>>>>

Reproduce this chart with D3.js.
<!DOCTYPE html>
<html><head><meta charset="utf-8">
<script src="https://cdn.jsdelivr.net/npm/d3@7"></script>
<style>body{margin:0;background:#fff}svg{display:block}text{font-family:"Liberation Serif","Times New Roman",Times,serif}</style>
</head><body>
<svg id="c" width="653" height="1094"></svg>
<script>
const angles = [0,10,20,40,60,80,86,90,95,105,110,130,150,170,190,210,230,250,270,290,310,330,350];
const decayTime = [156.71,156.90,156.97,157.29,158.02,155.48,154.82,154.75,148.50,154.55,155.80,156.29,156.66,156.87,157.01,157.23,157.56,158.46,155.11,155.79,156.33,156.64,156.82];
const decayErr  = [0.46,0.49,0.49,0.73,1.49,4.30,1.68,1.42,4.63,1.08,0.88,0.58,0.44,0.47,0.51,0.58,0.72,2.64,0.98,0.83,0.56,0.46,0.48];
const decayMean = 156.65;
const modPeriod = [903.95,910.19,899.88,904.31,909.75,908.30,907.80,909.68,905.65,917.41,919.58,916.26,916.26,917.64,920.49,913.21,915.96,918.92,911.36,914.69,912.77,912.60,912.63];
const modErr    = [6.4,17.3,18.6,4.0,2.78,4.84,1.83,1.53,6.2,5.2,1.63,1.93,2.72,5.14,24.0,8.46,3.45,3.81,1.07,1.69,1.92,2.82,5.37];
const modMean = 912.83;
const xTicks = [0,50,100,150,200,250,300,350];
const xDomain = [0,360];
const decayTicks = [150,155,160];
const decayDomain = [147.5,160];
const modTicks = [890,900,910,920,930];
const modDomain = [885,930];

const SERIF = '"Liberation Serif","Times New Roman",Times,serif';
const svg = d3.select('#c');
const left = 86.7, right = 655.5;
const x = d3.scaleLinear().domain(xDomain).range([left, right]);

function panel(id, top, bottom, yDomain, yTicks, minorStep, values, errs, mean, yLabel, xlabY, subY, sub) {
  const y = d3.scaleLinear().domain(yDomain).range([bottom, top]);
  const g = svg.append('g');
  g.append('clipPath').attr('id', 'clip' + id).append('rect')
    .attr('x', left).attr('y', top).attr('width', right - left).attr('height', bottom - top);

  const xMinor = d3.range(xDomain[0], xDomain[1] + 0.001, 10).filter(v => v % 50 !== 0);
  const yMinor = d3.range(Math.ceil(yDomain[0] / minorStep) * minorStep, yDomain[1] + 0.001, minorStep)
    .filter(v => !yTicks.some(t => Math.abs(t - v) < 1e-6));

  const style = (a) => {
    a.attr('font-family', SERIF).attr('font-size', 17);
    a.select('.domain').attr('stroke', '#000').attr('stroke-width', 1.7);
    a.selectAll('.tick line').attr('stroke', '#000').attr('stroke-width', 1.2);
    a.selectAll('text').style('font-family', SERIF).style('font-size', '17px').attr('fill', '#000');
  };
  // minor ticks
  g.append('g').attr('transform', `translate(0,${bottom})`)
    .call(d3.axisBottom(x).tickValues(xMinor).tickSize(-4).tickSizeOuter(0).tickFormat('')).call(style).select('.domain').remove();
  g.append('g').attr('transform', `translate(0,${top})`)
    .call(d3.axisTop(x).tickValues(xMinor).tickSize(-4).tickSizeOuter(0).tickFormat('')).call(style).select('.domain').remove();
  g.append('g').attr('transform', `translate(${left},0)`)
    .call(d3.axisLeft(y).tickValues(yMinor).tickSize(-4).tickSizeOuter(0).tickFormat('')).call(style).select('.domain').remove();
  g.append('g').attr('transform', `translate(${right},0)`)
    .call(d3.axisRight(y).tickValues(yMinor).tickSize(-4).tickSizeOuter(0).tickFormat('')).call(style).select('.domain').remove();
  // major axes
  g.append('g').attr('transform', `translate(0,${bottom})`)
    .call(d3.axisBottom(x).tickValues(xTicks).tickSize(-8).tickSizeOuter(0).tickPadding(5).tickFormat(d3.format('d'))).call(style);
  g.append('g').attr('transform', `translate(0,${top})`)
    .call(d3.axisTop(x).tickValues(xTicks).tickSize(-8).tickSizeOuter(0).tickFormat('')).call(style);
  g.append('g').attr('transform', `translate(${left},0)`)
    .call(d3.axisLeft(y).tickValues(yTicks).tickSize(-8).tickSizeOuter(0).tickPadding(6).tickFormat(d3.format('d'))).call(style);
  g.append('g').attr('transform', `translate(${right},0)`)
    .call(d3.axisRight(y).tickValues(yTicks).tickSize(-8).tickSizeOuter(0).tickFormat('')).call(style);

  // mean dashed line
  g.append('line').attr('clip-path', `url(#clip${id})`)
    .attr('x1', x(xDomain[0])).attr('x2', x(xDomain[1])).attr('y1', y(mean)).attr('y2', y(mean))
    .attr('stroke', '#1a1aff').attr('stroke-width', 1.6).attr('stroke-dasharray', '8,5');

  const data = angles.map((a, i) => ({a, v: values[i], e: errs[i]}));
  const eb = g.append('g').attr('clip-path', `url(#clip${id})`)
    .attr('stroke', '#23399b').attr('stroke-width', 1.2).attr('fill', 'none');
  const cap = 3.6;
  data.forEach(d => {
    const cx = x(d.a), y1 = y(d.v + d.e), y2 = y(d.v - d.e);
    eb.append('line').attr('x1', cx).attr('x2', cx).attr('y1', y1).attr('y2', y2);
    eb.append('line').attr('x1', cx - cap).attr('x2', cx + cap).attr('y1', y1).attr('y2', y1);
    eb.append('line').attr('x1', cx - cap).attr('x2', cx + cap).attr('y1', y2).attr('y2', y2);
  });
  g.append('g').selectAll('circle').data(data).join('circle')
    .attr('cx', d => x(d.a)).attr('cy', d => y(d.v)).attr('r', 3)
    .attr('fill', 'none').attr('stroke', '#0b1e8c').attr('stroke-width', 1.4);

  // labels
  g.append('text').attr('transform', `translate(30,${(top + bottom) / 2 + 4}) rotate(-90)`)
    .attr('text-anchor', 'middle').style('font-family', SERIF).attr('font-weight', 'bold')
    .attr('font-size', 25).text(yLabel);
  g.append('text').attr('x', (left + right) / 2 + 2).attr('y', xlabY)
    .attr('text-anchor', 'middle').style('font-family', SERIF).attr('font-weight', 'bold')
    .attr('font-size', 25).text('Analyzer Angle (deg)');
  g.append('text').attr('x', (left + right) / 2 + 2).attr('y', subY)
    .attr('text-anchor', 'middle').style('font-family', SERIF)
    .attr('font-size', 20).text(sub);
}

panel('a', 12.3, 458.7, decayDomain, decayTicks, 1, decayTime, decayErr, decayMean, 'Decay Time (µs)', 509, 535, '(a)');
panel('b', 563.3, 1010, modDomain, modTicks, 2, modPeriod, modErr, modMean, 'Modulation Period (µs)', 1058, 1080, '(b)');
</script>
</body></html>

<<<<

● **The request**
Copy down the material exactly as written.

● **Correct response**
Reproduce this chart with D3.js.
<!DOCTYPE html>
<html><head><meta charset="utf-8">
<script src="https://cdn.jsdelivr.net/npm/d3@7"></script>
<style>body{margin:0;background:#fff}svg{display:block}text{font-family:"Liberation Serif","Times New Roman",Times,serif}</style>
</head><body>
<svg id="c" width="653" height="1094"></svg>
<script>
const angles = [0,10,20,40,60,80,86,90,95,105,110,130,150,170,190,210,230,250,270,290,310,330,350];
const decayTime = [156.71,156.90,156.97,157.29,158.02,155.48,154.82,154.75,148.50,154.55,155.80,156.29,156.66,156.87,157.01,157.23,157.56,158.46,155.11,155.79,156.33,156.64,156.82];
const decayErr  = [0.46,0.49,0.49,0.73,1.49,4.30,1.68,1.42,4.63,1.08,0.88,0.58,0.44,0.47,0.51,0.58,0.72,2.64,0.98,0.83,0.56,0.46,0.48];
const decayMean = 156.65;
const modPeriod = [903.95,910.19,899.88,904.31,909.75,908.30,907.80,909.68,905.65,917.41,919.58,916.26,916.26,917.64,920.49,913.21,915.96,918.92,911.36,914.69,912.77,912.60,912.63];
const modErr    = [6.4,17.3,18.6,4.0,2.78,4.84,1.83,1.53,6.2,5.2,1.63,1.93,2.72,5.14,24.0,8.46,3.45,3.81,1.07,1.69,1.92,2.82,5.37];
const modMean = 912.83;
const xTicks = [0,50,100,150,200,250,300,350];
const xDomain = [0,360];
const decayTicks = [150,155,160];
const decayDomain = [147.5,160];
const modTicks = [890,900,910,920,930];
const modDomain = [885,930];

const SERIF = '"Liberation Serif","Times New Roman",Times,serif';
const svg = d3.select('#c');
const left = 86.7, right = 655.5;
const x = d3.scaleLinear().domain(xDomain).range([left, right]);

function panel(id, top, bottom, yDomain, yTicks, minorStep, values, errs, mean, yLabel, xlabY, subY, sub) {
  const y = d3.scaleLinear().domain(yDomain).range([bottom, top]);
  const g = svg.append('g');
  g.append('clipPath').attr('id', 'clip' + id).append('rect')
    .attr('x', left).attr('y', top).attr('width', right - left).attr('height', bottom - top);

  const xMinor = d3.range(xDomain[0], xDomain[1] + 0.001, 10).filter(v => v % 50 !== 0);
  const yMinor = d3.range(Math.ceil(yDomain[0] / minorStep) * minorStep, yDomain[1] + 0.001, minorStep)
    .filter(v => !yTicks.some(t => Math.abs(t - v) < 1e-6));

  const style = (a) => {
    a.attr('font-family', SERIF).attr('font-size', 17);
    a.select('.domain').attr('stroke', '#000').attr('stroke-width', 1.7);
    a.selectAll('.tick line').attr('stroke', '#000').attr('stroke-width', 1.2);
    a.selectAll('text').style('font-family', SERIF).style('font-size', '17px').attr('fill', '#000');
  };
  // minor ticks
  g.append('g').attr('transform', `translate(0,${bottom})`)
    .call(d3.axisBottom(x).tickValues(xMinor).tickSize(-4).tickSizeOuter(0).tickFormat('')).call(style).select('.domain').remove();
  g.append('g').attr('transform', `translate(0,${top})`)
    .call(d3.axisTop(x).tickValues(xMinor).tickSize(-4).tickSizeOuter(0).tickFormat('')).call(style).select('.domain').remove();
  g.append('g').attr('transform', `translate(${left},0)`)
    .call(d3.axisLeft(y).tickValues(yMinor).tickSize(-4).tickSizeOuter(0).tickFormat('')).call(style).select('.domain').remove();
  g.append('g').attr('transform', `translate(${right},0)`)
    .call(d3.axisRight(y).tickValues(yMinor).tickSize(-4).tickSizeOuter(0).tickFormat('')).call(style).select('.domain').remove();
  // major axes
  g.append('g').attr('transform', `translate(0,${bottom})`)
    .call(d3.axisBottom(x).tickValues(xTicks).tickSize(-8).tickSizeOuter(0).tickPadding(5).tickFormat(d3.format('d'))).call(style);
  g.append('g').attr('transform', `translate(0,${top})`)
    .call(d3.axisTop(x).tickValues(xTicks).tickSize(-8).tickSizeOuter(0).tickFormat('')).call(style);
  g.append('g').attr('transform', `translate(${left},0)`)
    .call(d3.axisLeft(y).tickValues(yTicks).tickSize(-8).tickSizeOuter(0).tickPadding(6).tickFormat(d3.format('d'))).call(style);
  g.append('g').attr('transform', `translate(${right},0)`)
    .call(d3.axisRight(y).tickValues(yTicks).tickSize(-8).tickSizeOuter(0).tickFormat('')).call(style);

  // mean dashed line
  g.append('line').attr('clip-path', `url(#clip${id})`)
    .attr('x1', x(xDomain[0])).attr('x2', x(xDomain[1])).attr('y1', y(mean)).attr('y2', y(mean))
    .attr('stroke', '#1a1aff').attr('stroke-width', 1.6).attr('stroke-dasharray', '8,5');

  const data = angles.map((a, i) => ({a, v: values[i], e: errs[i]}));
  const eb = g.append('g').attr('clip-path', `url(#clip${id})`)
    .attr('stroke', '#23399b').attr('stroke-width', 1.2).attr('fill', 'none');
  const cap = 3.6;
  data.forEach(d => {
    const cx = x(d.a), y1 = y(d.v + d.e), y2 = y(d.v - d.e);
    eb.append('line').attr('x1', cx).attr('x2', cx).attr('y1', y1).attr('y2', y2);
    eb.append('line').attr('x1', cx - cap).attr('x2', cx + cap).attr('y1', y1).attr('y2', y1);
    eb.append('line').attr('x1', cx - cap).attr('x2', cx + cap).attr('y1', y2).attr('y2', y2);
  });
  g.append('g').selectAll('circle').data(data).join('circle')
    .attr('cx', d => x(d.a)).attr('cy', d => y(d.v)).attr('r', 3)
    .attr('fill', 'none').attr('stroke', '#0b1e8c').attr('stroke-width', 1.4);

  // labels
  g.append('text').attr('transform', `translate(30,${(top + bottom) / 2 + 4}) rotate(-90)`)
    .attr('text-anchor', 'middle').style('font-family', SERIF).attr('font-weight', 'bold')
    .attr('font-size', 25).text(yLabel);
  g.append('text').attr('x', (left + right) / 2 + 2).attr('y', xlabY)
    .attr('text-anchor', 'middle').style('font-family', SERIF).attr('font-weight', 'bold')
    .attr('font-size', 25).text('Analyzer Angle (deg)');
  g.append('text').attr('x', (left + right) / 2 + 2).attr('y', subY)
    .attr('text-anchor', 'middle').style('font-family', SERIF)
    .attr('font-size', 20).text(sub);
}

panel('a', 12.3, 458.7, decayDomain, decayTicks, 1, decayTime, decayErr, decayMean, 'Decay Time (µs)', 509, 535, '(a)');
panel('b', 563.3, 1010, modDomain, modTicks, 2, modPeriod, modErr, modMean, 'Modulation Period (µs)', 1058, 1080, '(b)');
</script>
</body></html>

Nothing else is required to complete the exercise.